start COLLECTED MATERIAL
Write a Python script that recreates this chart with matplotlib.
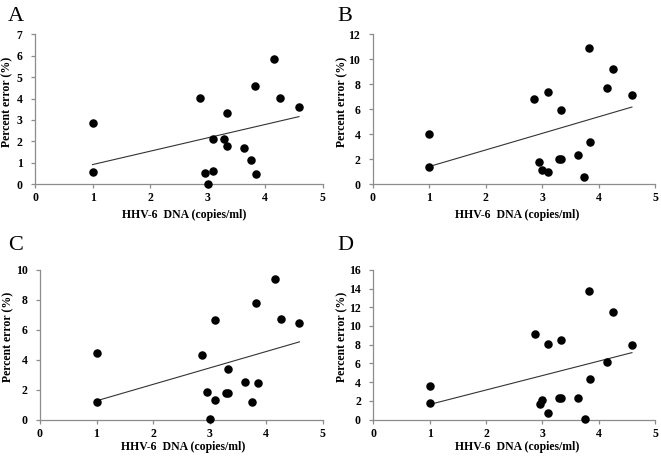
import matplotlib.pyplot as plt
import numpy as np

plt.rcParams['font.family'] = ['Liberation Serif', 'DejaVu Serif']

# HHV-6 DNA (log copies/ml) - shared by all panels
dna = [1.0, 1.0, 2.86, 2.95, 3.0, 3.10, 3.10, 3.29, 3.33, 3.33,
       3.63, 3.75, 3.83, 3.85, 4.15, 4.26, 4.59]

err_a = [0.56, 2.86, 4.02, 0.51, 0.02, 2.09, 0.62, 2.12, 3.33, 1.79,
         1.68, 1.14, 4.58, 0.48, 5.83, 4.02, 3.61]
err_b = [1.40, 3.98, 6.79, 1.76, 1.10, 7.35, 0.94, 2.0, 5.91, 2.0,
         2.33, 0.59, 10.93, 3.39, 7.67, 9.19, 7.11]
err_c = [1.16, 4.45, 4.31, 1.82, 0.05, 6.65, 1.31, 1.76, 3.38, 1.76,
         2.51, 1.16, 7.78, 2.42, 9.38, 6.69, 6.47]
err_d = [1.78, 3.59, 9.14, 1.67, 2.13, 8.04, 0.71, 2.31, 8.53, 2.34,
         2.31, 0.07, 13.73, 4.34, 6.12, 11.52, 7.94]

# name, data, ymax, ystep, axes rect, ylabel x, xlabel (x, y)
panels = [
    ('A', err_a, 7, 1, [0.053, 0.598, 0.435, 0.327], -0.076, (0.52, -0.165)),
    ('B', err_b, 12, 2, [0.564, 0.598, 0.427, 0.327], -0.088, (0.51, -0.165)),
    ('C', err_c, 10, 2, [0.0605, 0.0836, 0.4275, 0.3274], -0.09, (0.506, -0.142)),
    ('D', err_d, 16, 2, [0.565, 0.0836, 0.426, 0.3274], -0.089, (0.51, -0.142)),
]
letter_pos = {'A': (0.012, 0.985), 'B': (0.510, 0.985),
              'C': (0.012, 0.485), 'D': (0.510, 0.485)}

fig = plt.figure(figsize=(6.61, 4.58), dpi=100)
x = np.array(dna)
for name, err, ymax, ystep, rect, ylx, (xlx, xly) in panels:
    ax = fig.add_axes(rect)
    y = np.array(err)
    ax.scatter(x, y, s=26, color='black', zorder=3, clip_on=False)
    k, b = np.polyfit(x, y, 1)
    xs = np.array([x.min(), x.max()])
    ax.plot(xs, k * xs + b, color='#333333', lw=0.8)
    ax.set_xlim(0, 5)
    ax.set_ylim(0, ymax)
    ax.set_xticks(range(0, 6))
    ax.set_yticks(np.arange(0, ymax + 1, ystep))
    for s in ['top', 'right']:
        ax.spines[s].set_visible(False)
    for s in ['left', 'bottom']:
        ax.spines[s].set_color('#8c8c8c')
        ax.spines[s].set_linewidth(0.9)
    ax.tick_params(length=3, width=0.9, color='#8c8c8c', labelsize=8.5)
    ax.tick_params(axis='x', pad=3)
    ax.tick_params(axis='y', pad=6)
    for lab in ax.get_xticklabels() + ax.get_yticklabels():
        lab.set_fontweight('bold')
    ax.set_xlabel('HHV-6  DNA (copies/ml)', fontsize=8.5, fontweight='bold')
    ax.set_ylabel('Percent error (%)', fontsize=8.5, fontweight='bold')
    ax.xaxis.set_label_coords(xlx, xly)
    ax.yaxis.set_label_coords(ylx, 0.55)
    lx, ly = letter_pos[name]
    fig.text(lx, ly, name, fontsize=16, va='top', ha='left')

fig.savefig('out.png', dpi=100)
end COLLECTED MATERIAL
THE PROBLEM
Repeat the listing verbatim. Skip the pictures.

EXERCISE SOLUTION
Write a Python script that recreates this chart with matplotlib.
import matplotlib.pyplot as plt
import numpy as np

plt.rcParams['font.family'] = ['Liberation Serif', 'DejaVu Serif']

# HHV-6 DNA (log copies/ml) - shared by all panels
dna = [1.0, 1.0, 2.86, 2.95, 3.0, 3.10, 3.10, 3.29, 3.33, 3.33,
       3.63, 3.75, 3.83, 3.85, 4.15, 4.26, 4.59]

err_a = [0.56, 2.86, 4.02, 0.51, 0.02, 2.09, 0.62, 2.12, 3.33, 1.79,
         1.68, 1.14, 4.58, 0.48, 5.83, 4.02, 3.61]
err_b = [1.40, 3.98, 6.79, 1.76, 1.10, 7.35, 0.94, 2.0, 5.91, 2.0,
         2.33, 0.59, 10.93, 3.39, 7.67, 9.19, 7.11]
err_c = [1.16, 4.45, 4.31, 1.82, 0.05, 6.65, 1.31, 1.76, 3.38, 1.76,
         2.51, 1.16, 7.78, 2.42, 9.38, 6.69, 6.47]
err_d = [1.78, 3.59, 9.14, 1.67, 2.13, 8.04, 0.71, 2.31, 8.53, 2.34,
         2.31, 0.07, 13.73, 4.34, 6.12, 11.52, 7.94]

# name, data, ymax, ystep, axes rect, ylabel x, xlabel (x, y)
panels = [
    ('A', err_a, 7, 1, [0.053, 0.598, 0.435, 0.327], -0.076, (0.52, -0.165)),
    ('B', err_b, 12, 2, [0.564, 0.598, 0.427, 0.327], -0.088, (0.51, -0.165)),
    ('C', err_c, 10, 2, [0.0605, 0.0836, 0.4275, 0.3274], -0.09, (0.506, -0.142)),
    ('D', err_d, 16, 2, [0.565, 0.0836, 0.426, 0.3274], -0.089, (0.51, -0.142)),
]
letter_pos = {'A': (0.012, 0.985), 'B': (0.510, 0.985),
              'C': (0.012, 0.485), 'D': (0.510, 0.485)}

fig = plt.figure(figsize=(6.61, 4.58), dpi=100)
x = np.array(dna)
for name, err, ymax, ystep, rect, ylx, (xlx, xly) in panels:
    ax = fig.add_axes(rect)
    y = np.array(err)
    ax.scatter(x, y, s=26, color='black', zorder=3, clip_on=False)
    k, b = np.polyfit(x, y, 1)
    xs = np.array([x.min(), x.max()])
    ax.plot(xs, k * xs + b, color='#333333', lw=0.8)
    ax.set_xlim(0, 5)
    ax.set_ylim(0, ymax)
    ax.set_xticks(range(0, 6))
    ax.set_yticks(np.arange(0, ymax + 1, ystep))
    for s in ['top', 'right']:
        ax.spines[s].set_visible(False)
    for s in ['left', 'bottom']:
        ax.spines[s].set_color('#8c8c8c')
        ax.spines[s].set_linewidth(0.9)
    ax.tick_params(length=3, width=0.9, color='#8c8c8c', labelsize=8.5)
    ax.tick_params(axis='x', pad=3)
    ax.tick_params(axis='y', pad=6)
    for lab in ax.get_xticklabels() + ax.get_yticklabels():
        lab.set_fontweight('bold')
    ax.set_xlabel('HHV-6  DNA (copies/ml)', fontsize=8.5, fontweight='bold')
    ax.set_ylabel('Percent error (%)', fontsize=8.5, fontweight='bold')
    ax.xaxis.set_label_coords(xlx, xly)
    ax.yaxis.set_label_coords(ylx, 0.55)
    lx, ly = letter_pos[name]
    fig.text(lx, ly, name, fontsize=16, va='top', ha='left')

fig.savefig('out.png', dpi=100)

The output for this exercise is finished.